# [Short problem]
Quote from the first line below through the line that contains "import plotly.graph_objects as go", both included, and leave the pictures out.

# [Dataset extract]
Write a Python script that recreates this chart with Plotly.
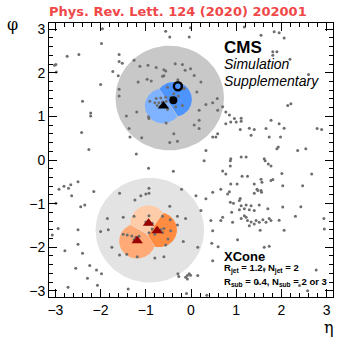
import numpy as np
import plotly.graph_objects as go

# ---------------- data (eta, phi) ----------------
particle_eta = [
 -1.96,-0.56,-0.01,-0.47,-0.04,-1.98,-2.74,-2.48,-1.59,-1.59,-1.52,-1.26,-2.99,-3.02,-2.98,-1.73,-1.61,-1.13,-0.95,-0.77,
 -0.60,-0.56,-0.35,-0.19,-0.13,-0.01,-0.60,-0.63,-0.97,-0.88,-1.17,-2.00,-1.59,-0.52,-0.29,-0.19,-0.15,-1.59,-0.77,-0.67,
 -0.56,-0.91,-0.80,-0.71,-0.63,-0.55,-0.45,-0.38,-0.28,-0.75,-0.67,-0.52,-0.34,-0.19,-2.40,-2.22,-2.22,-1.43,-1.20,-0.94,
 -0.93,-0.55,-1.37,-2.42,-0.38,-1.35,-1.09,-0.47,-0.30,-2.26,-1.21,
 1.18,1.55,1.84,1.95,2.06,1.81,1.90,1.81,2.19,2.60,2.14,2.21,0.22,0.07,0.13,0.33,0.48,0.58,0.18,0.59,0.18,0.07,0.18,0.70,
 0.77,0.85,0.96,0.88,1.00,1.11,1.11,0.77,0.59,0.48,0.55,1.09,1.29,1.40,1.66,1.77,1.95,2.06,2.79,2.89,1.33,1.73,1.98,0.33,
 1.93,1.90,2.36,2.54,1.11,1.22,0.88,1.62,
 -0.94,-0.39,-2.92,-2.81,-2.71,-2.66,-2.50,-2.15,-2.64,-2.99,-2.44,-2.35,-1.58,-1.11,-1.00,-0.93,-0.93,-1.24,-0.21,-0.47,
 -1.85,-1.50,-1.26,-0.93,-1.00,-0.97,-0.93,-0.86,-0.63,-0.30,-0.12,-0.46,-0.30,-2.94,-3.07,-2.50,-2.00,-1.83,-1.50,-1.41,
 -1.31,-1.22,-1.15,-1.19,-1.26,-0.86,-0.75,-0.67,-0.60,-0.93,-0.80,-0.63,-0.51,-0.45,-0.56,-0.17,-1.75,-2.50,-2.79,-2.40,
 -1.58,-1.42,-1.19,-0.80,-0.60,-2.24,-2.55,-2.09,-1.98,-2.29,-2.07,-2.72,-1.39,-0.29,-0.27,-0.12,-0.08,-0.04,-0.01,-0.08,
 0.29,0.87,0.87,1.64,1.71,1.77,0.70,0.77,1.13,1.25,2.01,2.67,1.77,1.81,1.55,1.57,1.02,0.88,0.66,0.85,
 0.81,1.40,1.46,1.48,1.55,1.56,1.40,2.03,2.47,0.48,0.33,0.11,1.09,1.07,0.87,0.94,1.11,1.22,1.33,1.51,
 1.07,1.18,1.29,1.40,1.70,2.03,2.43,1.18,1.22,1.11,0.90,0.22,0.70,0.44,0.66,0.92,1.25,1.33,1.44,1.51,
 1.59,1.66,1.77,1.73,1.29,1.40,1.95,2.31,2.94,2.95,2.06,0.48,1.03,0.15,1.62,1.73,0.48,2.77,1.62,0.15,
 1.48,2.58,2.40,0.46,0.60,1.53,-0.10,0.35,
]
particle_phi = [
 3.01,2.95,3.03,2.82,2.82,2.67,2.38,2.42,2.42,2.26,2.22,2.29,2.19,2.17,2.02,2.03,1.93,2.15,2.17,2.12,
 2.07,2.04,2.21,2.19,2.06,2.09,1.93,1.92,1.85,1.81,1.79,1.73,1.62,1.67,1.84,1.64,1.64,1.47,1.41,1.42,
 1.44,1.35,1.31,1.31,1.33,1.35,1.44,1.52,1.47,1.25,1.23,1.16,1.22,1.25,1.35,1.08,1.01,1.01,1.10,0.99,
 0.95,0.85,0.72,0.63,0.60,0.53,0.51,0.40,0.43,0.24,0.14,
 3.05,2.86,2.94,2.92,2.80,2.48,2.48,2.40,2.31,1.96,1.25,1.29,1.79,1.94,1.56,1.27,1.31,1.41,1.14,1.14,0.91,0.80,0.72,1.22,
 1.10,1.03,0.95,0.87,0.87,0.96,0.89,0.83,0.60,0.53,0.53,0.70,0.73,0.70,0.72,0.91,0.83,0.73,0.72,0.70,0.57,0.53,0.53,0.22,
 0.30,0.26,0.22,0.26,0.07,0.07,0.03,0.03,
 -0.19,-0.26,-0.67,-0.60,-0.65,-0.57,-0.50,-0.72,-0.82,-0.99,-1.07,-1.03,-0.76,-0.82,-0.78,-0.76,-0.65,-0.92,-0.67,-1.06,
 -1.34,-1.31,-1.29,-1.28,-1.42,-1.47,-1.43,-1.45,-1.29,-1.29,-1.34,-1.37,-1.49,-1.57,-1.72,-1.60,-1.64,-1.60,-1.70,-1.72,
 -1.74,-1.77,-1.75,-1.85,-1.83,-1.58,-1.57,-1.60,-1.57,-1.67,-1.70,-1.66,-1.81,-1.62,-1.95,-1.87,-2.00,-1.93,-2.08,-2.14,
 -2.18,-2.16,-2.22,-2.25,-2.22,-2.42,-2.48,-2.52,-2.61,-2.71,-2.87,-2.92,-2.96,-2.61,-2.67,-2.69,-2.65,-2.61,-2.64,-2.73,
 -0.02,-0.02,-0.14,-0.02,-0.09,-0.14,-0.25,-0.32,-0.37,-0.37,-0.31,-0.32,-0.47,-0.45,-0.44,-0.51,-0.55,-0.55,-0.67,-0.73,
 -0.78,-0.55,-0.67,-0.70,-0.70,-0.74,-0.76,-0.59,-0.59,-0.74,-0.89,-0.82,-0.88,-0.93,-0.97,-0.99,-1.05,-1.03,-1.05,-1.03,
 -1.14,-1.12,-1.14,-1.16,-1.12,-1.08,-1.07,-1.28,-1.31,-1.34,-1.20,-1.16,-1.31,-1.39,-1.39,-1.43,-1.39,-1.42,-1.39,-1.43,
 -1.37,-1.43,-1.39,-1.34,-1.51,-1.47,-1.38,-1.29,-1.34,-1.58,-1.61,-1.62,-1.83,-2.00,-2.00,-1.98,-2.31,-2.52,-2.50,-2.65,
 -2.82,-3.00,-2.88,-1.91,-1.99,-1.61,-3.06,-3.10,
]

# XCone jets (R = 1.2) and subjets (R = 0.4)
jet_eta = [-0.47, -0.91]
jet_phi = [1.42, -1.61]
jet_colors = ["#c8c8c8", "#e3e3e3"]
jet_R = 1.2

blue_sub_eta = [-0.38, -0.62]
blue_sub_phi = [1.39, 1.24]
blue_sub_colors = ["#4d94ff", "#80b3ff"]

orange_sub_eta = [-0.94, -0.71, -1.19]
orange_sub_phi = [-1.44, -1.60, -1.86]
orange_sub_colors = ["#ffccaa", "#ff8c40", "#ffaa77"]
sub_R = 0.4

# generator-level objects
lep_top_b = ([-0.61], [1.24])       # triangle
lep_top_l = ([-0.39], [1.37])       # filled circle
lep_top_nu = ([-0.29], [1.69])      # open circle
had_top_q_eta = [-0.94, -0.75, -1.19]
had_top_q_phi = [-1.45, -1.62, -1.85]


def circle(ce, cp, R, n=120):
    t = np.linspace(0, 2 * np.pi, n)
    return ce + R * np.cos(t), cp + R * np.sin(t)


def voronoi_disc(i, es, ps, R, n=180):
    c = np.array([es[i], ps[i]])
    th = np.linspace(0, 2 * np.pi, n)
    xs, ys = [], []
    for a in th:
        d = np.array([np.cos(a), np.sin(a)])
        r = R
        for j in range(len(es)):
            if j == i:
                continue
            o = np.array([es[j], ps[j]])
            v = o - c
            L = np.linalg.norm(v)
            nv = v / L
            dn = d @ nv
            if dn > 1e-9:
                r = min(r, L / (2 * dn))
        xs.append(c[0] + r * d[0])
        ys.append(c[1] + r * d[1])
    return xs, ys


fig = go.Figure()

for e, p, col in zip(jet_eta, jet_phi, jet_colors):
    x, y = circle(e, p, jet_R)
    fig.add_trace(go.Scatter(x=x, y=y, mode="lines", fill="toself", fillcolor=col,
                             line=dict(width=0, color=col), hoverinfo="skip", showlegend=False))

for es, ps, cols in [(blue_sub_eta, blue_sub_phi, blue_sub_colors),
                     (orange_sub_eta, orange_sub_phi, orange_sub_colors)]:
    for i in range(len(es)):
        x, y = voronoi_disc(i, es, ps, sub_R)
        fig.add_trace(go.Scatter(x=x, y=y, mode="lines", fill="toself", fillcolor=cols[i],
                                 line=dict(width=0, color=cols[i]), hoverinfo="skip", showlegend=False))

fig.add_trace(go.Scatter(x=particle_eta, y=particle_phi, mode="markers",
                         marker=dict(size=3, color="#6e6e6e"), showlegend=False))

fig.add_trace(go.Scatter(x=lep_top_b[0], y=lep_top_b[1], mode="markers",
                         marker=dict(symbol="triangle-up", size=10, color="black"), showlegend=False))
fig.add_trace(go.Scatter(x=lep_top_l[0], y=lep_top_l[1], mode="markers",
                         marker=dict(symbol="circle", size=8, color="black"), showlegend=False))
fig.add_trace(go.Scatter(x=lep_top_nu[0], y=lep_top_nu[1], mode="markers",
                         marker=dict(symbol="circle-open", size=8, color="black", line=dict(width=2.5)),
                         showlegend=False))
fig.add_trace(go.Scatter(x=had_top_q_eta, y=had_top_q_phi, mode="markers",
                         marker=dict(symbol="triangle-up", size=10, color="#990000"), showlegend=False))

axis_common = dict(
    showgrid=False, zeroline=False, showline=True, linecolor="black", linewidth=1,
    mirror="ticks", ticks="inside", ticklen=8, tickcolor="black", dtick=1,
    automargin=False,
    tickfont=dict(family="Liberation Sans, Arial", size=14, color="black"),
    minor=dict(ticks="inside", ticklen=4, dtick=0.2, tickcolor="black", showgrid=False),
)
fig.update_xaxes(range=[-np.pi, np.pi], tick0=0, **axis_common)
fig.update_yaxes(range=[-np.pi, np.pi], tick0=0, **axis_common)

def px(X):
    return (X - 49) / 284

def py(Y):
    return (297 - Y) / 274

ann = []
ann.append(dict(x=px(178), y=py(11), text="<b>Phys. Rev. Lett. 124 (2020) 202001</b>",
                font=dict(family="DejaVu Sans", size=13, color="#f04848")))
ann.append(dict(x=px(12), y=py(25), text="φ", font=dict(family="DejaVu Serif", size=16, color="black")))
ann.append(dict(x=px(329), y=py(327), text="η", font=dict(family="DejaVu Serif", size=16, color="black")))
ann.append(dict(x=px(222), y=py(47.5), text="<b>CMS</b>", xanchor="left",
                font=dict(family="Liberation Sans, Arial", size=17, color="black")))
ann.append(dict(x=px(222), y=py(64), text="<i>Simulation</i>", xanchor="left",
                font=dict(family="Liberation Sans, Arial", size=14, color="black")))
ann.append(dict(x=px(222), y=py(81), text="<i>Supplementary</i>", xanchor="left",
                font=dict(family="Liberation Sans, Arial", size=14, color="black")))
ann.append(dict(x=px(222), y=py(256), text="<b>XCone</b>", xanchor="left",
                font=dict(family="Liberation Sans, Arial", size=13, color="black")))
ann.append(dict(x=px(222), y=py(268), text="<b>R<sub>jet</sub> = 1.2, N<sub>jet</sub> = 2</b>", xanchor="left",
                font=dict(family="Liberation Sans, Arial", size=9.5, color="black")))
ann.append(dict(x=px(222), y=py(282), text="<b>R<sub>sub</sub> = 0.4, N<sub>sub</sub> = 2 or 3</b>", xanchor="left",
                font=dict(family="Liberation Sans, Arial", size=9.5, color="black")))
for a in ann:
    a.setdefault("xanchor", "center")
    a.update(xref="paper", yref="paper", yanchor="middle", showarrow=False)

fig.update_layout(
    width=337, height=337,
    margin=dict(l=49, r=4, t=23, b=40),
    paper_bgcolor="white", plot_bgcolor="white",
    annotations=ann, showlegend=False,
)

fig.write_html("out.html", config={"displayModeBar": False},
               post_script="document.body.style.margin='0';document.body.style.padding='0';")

# [Finished answer]
Write a Python script that recreates this chart with Plotly.
import numpy as np
import plotly.graph_objects as go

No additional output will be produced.